Nigeria’s headline inflation rate edged lower in June, marking its first monthly decline in three months, but accelerating food prices underscored the persistent cost-of-living pressures confronting households and highlighted the uneven nature of the country’s disinflation process.
Data released on Wednesday by the National Bureau of Statistics (NBS) showed headline inflation eased marginally to 15.91 percent year-on-year in June from 15.93 percent in May. The latest reading was also significantly lower than the 25.29 percent recorded in June 2025, extending the broader moderation in consumer price growth over the past year.
On a month-on-month basis, inflation slowed to 1.66 percent from 1.75 percent in May, indicating that the pace of price increases moderated during the month.
The latest figures show that while underlying inflationary pressures are gradually easing, food prices continue to pose the biggest threat to sustained price stability, with agricultural supply constraints offsetting gains from lower energy costs and improved macroeconomic conditions.
Food inflation accelerated to 17.52 percent year-on-year in June from 16.96 percent in May, while month-on-month food inflation rose sharply to 3.75 percent, compared with 2.98 percent a month earlier.
According to the NBS, the increase was driven by higher prices for key food staples, including crayfish, fresh tomatoes, fresh pepper, yam flour, water yam, beef, bananas, cassava flour, cowpea, garri, Irish potatoes and yam tubers.

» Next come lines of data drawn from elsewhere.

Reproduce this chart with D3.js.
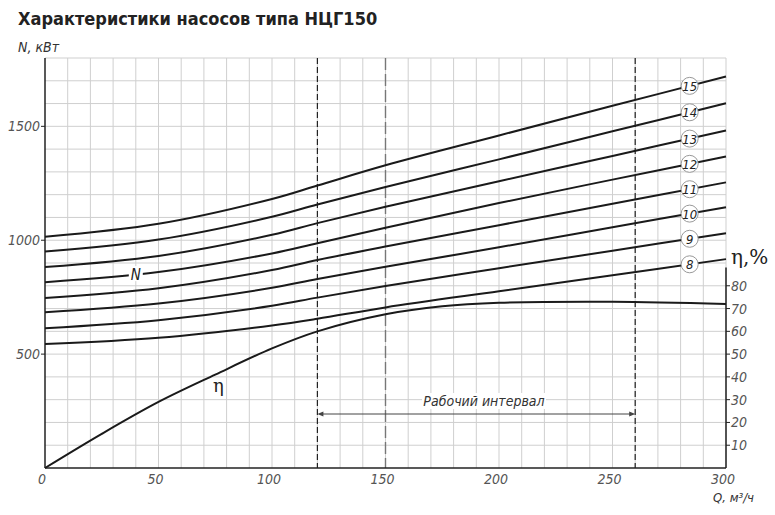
<!DOCTYPE html>
<html>
<head>
<meta charset="utf-8">
<script src="https://cdn.jsdelivr.net/npm/d3@7"></script>
<style>
body { margin: 0; background: #fff; }
text { font-family: "DejaVu Sans Condensed", Roboto, sans-serif; }
.tick { font-style: italic; fill: #555; font-size: 14px; }
</style>
</head>
<body>
<svg width="775" height="515"></svg>
<script>
// flow points, m3/h
var qPoints = [0, 50, 100, 120, 150, 200, 250, 300];
// power curves, kW, by impeller size label
var curveLabels = ["15", "14", "13", "12", "11", "10", "9", "8"];
var curve15 = [1015, 1072, 1181, 1240, 1329, 1460, 1590, 1719];
var curve14 = [950, 1003, 1103, 1157, 1234, 1355, 1478, 1601];
var curve13 = [882, 931, 1024, 1075, 1147, 1259, 1370, 1482];
var curve12 = [816, 860, 942, 987, 1055, 1163, 1266, 1368];
var curve11 = [746, 789, 869, 913, 972, 1066, 1160, 1254];
var curve10 = [684, 722, 791, 830, 884, 969, 1057, 1145];
var curve9 = [614, 649, 712, 748, 799, 877, 954, 1031];
var curve8 = [544, 572, 626, 655, 705, 776, 846, 917];
// efficiency curve
var etaQ = [0, 25, 50, 75, 100, 120, 150, 175, 200, 250, 300];
var etaValues = [0, 15, 29, 41, 52.5, 60, 67.5, 71, 72.5, 73, 72];
var qTicks = [0, 50, 100, 150, 200, 250, 300];
var nTicks = [500, 1000, 1500];
var etaTicks = [10, 20, 30, 40, 50, 60, 70, 80];
var workStart = 120, workEnd = 260, nominalQ = 150;

var svg = d3.select("svg");
var x = d3.scaleLinear().domain([0, 300]).range([45, 726]);
var y = d3.scaleLinear().domain([0, 1800]).range([468, 58]);
var yEta = d3.scaleLinear().domain([0, 180]).range([468, 58]);

svg.append("text").attr("x", 18).attr("y", 25)
    .style("font-weight", "bold").style("font-size", "18px").style("fill", "#222")
    .text("Характеристики насосов типа НЦГ150");

// grid
var grid = svg.append("g").attr("stroke", "#cfcfcf").attr("stroke-width", 1);
grid.selectAll("line.v").data(d3.range(10, 301, 10)).enter().append("line")
    .attr("x1", d => x(d)).attr("x2", d => x(d)).attr("y1", y(1800)).attr("y2", y(0));
grid.selectAll("line.h").data(d3.range(100, 1801, 100)).enter().append("line")
    .attr("x1", x(0)).attr("x2", x(300)).attr("y1", d => y(d)).attr("y2", d => y(d));

// dashed lines
[workStart, workEnd].forEach(function (q) {
    svg.append("line").attr("x1", x(q)).attr("x2", x(q)).attr("y1", y(1800)).attr("y2", y(0))
        .attr("stroke", "#222").attr("stroke-width", 1.2).attr("stroke-dasharray", "6,3");
});
svg.append("line").attr("x1", x(nominalQ)).attr("x2", x(nominalQ)).attr("y1", y(1800)).attr("y2", y(0))
    .attr("stroke", "#777").attr("stroke-width", 1.4).attr("stroke-dasharray", "12,4");

// axes
svg.append("line").attr("x1", x(0)).attr("x2", x(0)).attr("y1", y(1800)).attr("y2", y(0))
    .attr("stroke", "#222").attr("stroke-width", 1.5);
svg.append("line").attr("x1", x(0)).attr("x2", x(300)).attr("y1", y(0)).attr("y2", y(0))
    .attr("stroke", "#222").attr("stroke-width", 1.5);
svg.append("line").attr("x1", x(300)).attr("x2", x(300)).attr("y1", yEta(88)).attr("y2", y(0))
    .attr("stroke", "#222").attr("stroke-width", 1.5);

svg.selectAll("text.qt").data(qTicks).enter().append("text").attr("class", "tick")
    .attr("x", d => x(d) - 3).attr("y", 484).attr("text-anchor", "middle").text(d => d);
svg.selectAll("line.nt").data(nTicks).enter().append("line")
    .attr("x1", x(0) - 4).attr("x2", x(0)).attr("y1", d => y(d)).attr("y2", d => y(d)).attr("stroke", "#222");
svg.selectAll("text.nt").data(nTicks).enter().append("text").attr("class", "tick")
    .attr("x", x(0) - 5).attr("y", d => y(d) + 5).attr("text-anchor", "end").text(d => d);
svg.selectAll("line.et").data(etaTicks).enter().append("line")
    .attr("x1", x(300)).attr("x2", x(300) + 4).attr("y1", d => yEta(d)).attr("y2", d => yEta(d)).attr("stroke", "#222");
svg.selectAll("text.et").data(etaTicks).enter().append("text").attr("class", "tick")
    .attr("x", x(300) + 5).attr("y", d => yEta(d) + 5).text(d => d);

svg.append("text").attr("x", 18).attr("y", 52).attr("class", "tick").style("fill", "#333").text("N, кВт");
svg.append("text").attr("x", 754).attr("y", 502).attr("text-anchor", "end").attr("class", "tick")
    .style("fill", "#333").style("font-size", "13px").text("Q, м³/ч");
svg.append("text").attr("x", 731).attr("y", 264).style("font-size", "20px").style("fill", "#222")
    .style("font-family", "'DejaVu Serif', serif").text("η,%");

// curves
var line = d3.line().x(d => x(d[0])).y(d => y(d[1])).curve(d3.curveCatmullRom);
var curves = [curve15, curve14, curve13, curve12, curve11, curve10, curve9, curve8];
curves.forEach(function (vals, i) {
    var pts = qPoints.map((q, j) => [q, vals[j]]);
    svg.append("path").attr("d", line(pts)).attr("fill", "none").attr("stroke", "#1a1a1a").attr("stroke-width", 2);
    var lq = 284;
    var lv = d3.scaleLinear().domain([250, 300]).range([vals[6], vals[7]])(lq);
    svg.append("circle").attr("cx", x(lq)).attr("cy", y(lv)).attr("r", 8.5)
        .attr("fill", "#fff").attr("stroke", "#999").attr("stroke-width", 1);
    svg.append("text").attr("x", x(lq)).attr("y", y(lv) + 5).attr("text-anchor", "middle")
        .style("font-style", "italic").style("font-size", "13px").style("fill", "#222").text(curveLabels[i]);
});
var etaLine = d3.line().x(d => x(d[0])).y(d => yEta(d[1])).curve(d3.curveCatmullRom);
svg.append("path").attr("d", etaLine(etaQ.map((q, j) => [q, etaValues[j]])))
    .attr("fill", "none").attr("stroke", "#1a1a1a").attr("stroke-width", 2);

// curve labels
var nq = 40, nv = d3.scaleLinear().domain([0, 50]).range([curve12[0], curve12[1]])(nq);
svg.append("rect").attr("x", x(nq) - 7).attr("y", y(nv) - 8).attr("width", 14).attr("height", 15).attr("fill", "#fff");
svg.append("text").attr("x", x(nq)).attr("y", y(nv) + 6).attr("text-anchor", "middle")
    .style("font-style", "italic").style("font-size", "15px").style("fill", "#222").text("N");
svg.append("text").attr("x", x(74)).attr("y", 392).style("font-size", "18px").style("fill", "#222")
    .style("font-family", "'DejaVu Serif', serif").text("η");

// working interval
var ay = 414;
svg.append("line").attr("x1", x(workStart) + 2).attr("x2", x(workEnd) - 2).attr("y1", ay).attr("y2", ay)
    .attr("stroke", "#444").attr("stroke-width", 1);
svg.append("path").attr("d", `M${x(workStart)},${ay}l6,-2.5v5z M${x(workEnd)},${ay}l-6,-2.5v5z`).attr("fill", "#444");
svg.append("rect").attr("x", 422).attr("y", 393).attr("width", 124).attr("height", 16).attr("fill", "#fff");
svg.append("text").attr("x", 484).attr("y", 406).attr("text-anchor", "middle").attr("class", "tick")
    .style("fill", "#333").text("Рабочий интервал");
</script>
</body>
</html>
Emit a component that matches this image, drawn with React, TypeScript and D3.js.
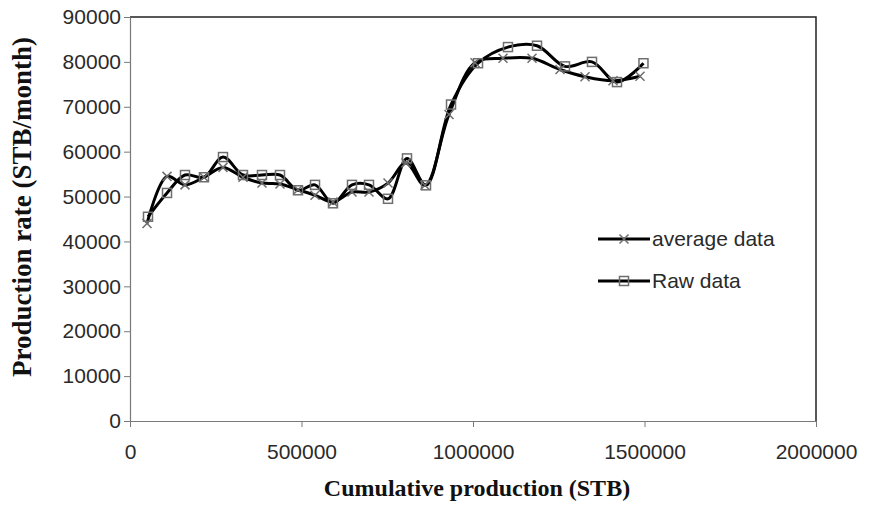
import React, { useRef, useEffect } from 'react';
import * as d3 from 'd3';

// cumulative production (STB) and rate (STB/month)
const rawX = [52500, 107900, 160300, 215700, 271100, 329400, 384800, 437300, 489800, 539400, 591800, 647200, 696800, 752200, 807600, 863000, 935900, 1014600, 1102000, 1186600, 1268200, 1346900, 1419800, 1497000];
const rawY = [45500, 50800, 54800, 54300, 58800, 54800, 54800, 54800, 51400, 52600, 48500, 52600, 52600, 49500, 58500, 52500, 70500, 79700, 83300, 83600, 79000, 80000, 75500, 79700];
const avgX = [49600, 107900, 160300, 215700, 271100, 329400, 384800, 437300, 489800, 539400, 591800, 647200, 696800, 752200, 804700, 860100, 930100, 1005900, 1087500, 1172100, 1253700, 1326600, 1408200, 1486900];
const avgY = [44000, 54500, 52600, 54300, 56500, 54300, 53000, 52800, 51500, 50300, 48800, 51000, 51000, 53000, 57500, 52500, 68300, 79800, 80800, 80800, 78300, 76700, 75800, 76800];
const xTicks = [0, 500000, 1000000, 1500000, 2000000];
const yTicks = [0, 10000, 20000, 30000, 40000, 50000, 60000, 70000, 80000, 90000];

const W = 870;
const H = 506;
const margin = { left: 130, right: 54, top: 17, bottom: 85 };

const App: React.FC = () => {
  const svgRef = useRef<SVGSVGElement>(null);

  useEffect(() => {
    if (!svgRef.current) return;
    const svg = d3.select(svgRef.current);
    svg.selectAll('*').remove();

    const x = d3.scaleLinear().domain([0, 2000000]).range([margin.left, W - margin.right]);
    const y = d3.scaleLinear().domain([0, 90000]).range([H - margin.bottom, margin.top]);
    const tickFont = '"Liberation Sans", Arial, sans-serif';
    const axisColor = '#7a7a7a';

    // plot box top/right
    svg.append('path')
      .attr('d', `M${x(0)},${y(90000)}H${x(2000000)}V${y(0)}`)
      .attr('fill', 'none').attr('stroke', '#222').attr('stroke-width', 1.5);

    const xAxis = svg.append('g')
      .attr('transform', `translate(0,${y(0)})`)
      .call(d3.axisBottom(x).tickValues(xTicks).tickFormat(d3.format('d')).tickSize(6).tickSizeOuter(0));
    xAxis.select('.domain').attr('stroke', axisColor).attr('stroke-width', 1.2);
    xAxis.selectAll('.tick line').attr('stroke', axisColor);
    xAxis.selectAll('.tick text')
      .attr('font-family', tickFont).attr('font-size', 21).attr('fill', '#2a2a2a').attr('dy', '1.4em');

    const yAxis = svg.append('g')
      .attr('transform', `translate(${x(0)},0)`)
      .call(d3.axisLeft(y).tickValues(yTicks).tickFormat(d3.format('d')).tickSize(6).tickSizeOuter(0));
    yAxis.select('.domain').attr('stroke', axisColor).attr('stroke-width', 1.2);
    yAxis.selectAll('.tick line').attr('stroke', axisColor);
    yAxis.selectAll('.tick text')
      .attr('font-family', tickFont).attr('font-size', 21).attr('fill', '#2a2a2a').attr('x', -9);

    const line = d3.line<[number, number]>()
      .x(d => x(d[0]))
      .y(d => y(d[1]))
      .curve(d3.curveCatmullRom);

    const avgPts = avgX.map((v, i) => [v, avgY[i]] as [number, number]);
    const rawPts = rawX.map((v, i) => [v, rawY[i]] as [number, number]);

    const markColor = '#6e6e6e';
    const cross = (g: d3.Selection<SVGGElement, unknown, null, undefined>, cx: number, cy: number) => {
      g.append('path')
        .attr('d', `M${cx - 4.5},${cy - 4.5}L${cx + 4.5},${cy + 4.5}M${cx - 4.5},${cy + 4.5}L${cx + 4.5},${cy - 4.5}`)
        .attr('stroke', markColor).attr('stroke-width', 1.5).attr('fill', 'none');
    };
    const square = (g: d3.Selection<SVGGElement, unknown, null, undefined>, cx: number, cy: number) => {
      g.append('rect')
        .attr('x', cx - 4.5).attr('y', cy - 4.5).attr('width', 9).attr('height', 9)
        .attr('stroke', markColor).attr('stroke-width', 1.5).attr('fill', 'none');
    };

    svg.append('path').attr('d', line(avgPts)!).attr('fill', 'none').attr('stroke', '#000').attr('stroke-width', 3);
    svg.append('path').attr('d', line(rawPts)!).attr('fill', 'none').attr('stroke', '#000').attr('stroke-width', 3);

    const marks = svg.append('g');
    avgPts.forEach(d => cross(marks, x(d[0]), y(d[1])));
    rawPts.forEach(d => square(marks, x(d[0]), y(d[1])));

    // legend
    const legend = svg.append('g');
    const items = [
      { label: 'average data', draw: cross, cy: 239 },
      { label: 'Raw data', draw: square, cy: 281 },
    ];
    items.forEach(it => {
      legend.append('line').attr('x1', 598).attr('x2', 650).attr('y1', it.cy).attr('y2', it.cy)
        .attr('stroke', '#000').attr('stroke-width', 3);
      it.draw(legend, 624, it.cy);
      legend.append('text').attr('x', 652).attr('y', it.cy).attr('dy', '0.35em')
        .attr('font-family', tickFont).attr('font-size', 21).attr('fill', '#2a2a2a').text(it.label);
    });

    // axis titles
    svg.append('text')
      .attr('x', (x(0) + x(2000000)) / 2 + 4).attr('y', 496)
      .attr('text-anchor', 'middle')
      .attr('font-family', '"Liberation Serif", "Times New Roman", serif')
      .attr('font-weight', 'bold').attr('font-size', 24).attr('fill', '#111')
      .text('Cumulative production (STB)');
    svg.append('text')
      .attr('transform', `translate(31,${207}) rotate(-90)`)
      .attr('text-anchor', 'middle')
      .attr('font-family', '"Liberation Serif", "Times New Roman", serif')
      .attr('font-weight', 'bold').attr('font-size', 27).attr('fill', '#111')
      .text('Production rate (STB/month)');
  }, []);

  return (
    <svg ref={svgRef} width={W} height={H}
      style={{ position: 'absolute', left: 0, top: 0, background: '#fff' }} />
  );
};

export default App;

The inflation slowdown comes after price pressures accelerated in March following heightened geopolitical tensions involving the United States, Israel and Iran, which pushed global energy prices higher and interrupted nearly a year of easing inflationary trends.
Despite the recent uptick in food prices, headline inflation has remained broadly stable, reflecting the combined impact of lower domestic fuel prices, relative exchange rate stability and moderating core inflation.
The Central Bank of Nigeria had previously indicated that the inflation rebound recorded earlier in the year was likely to prove temporary, with improving macroeconomic conditions expected to support the disinflation process.
Regional disparities in food inflation remained pronounced. On a year-on-year basis, Kogi recorded the highest food inflation rate at 53.02 percent, followed by Niger at 43.83 percent and Benue at 40.83 percent. The slowest annual increases were recorded in Katsina (19.15 percent), Rivers (23.81 percent) and Imo (24.60 percent).
Month-on-month food inflation was highest in Katsina (16.83 percent), Kebbi (9.79 percent) and Niger (8.96 percent), while Benue and Bayelsa recorded month-on-month declines, suggesting improving food price conditions in parts of the country.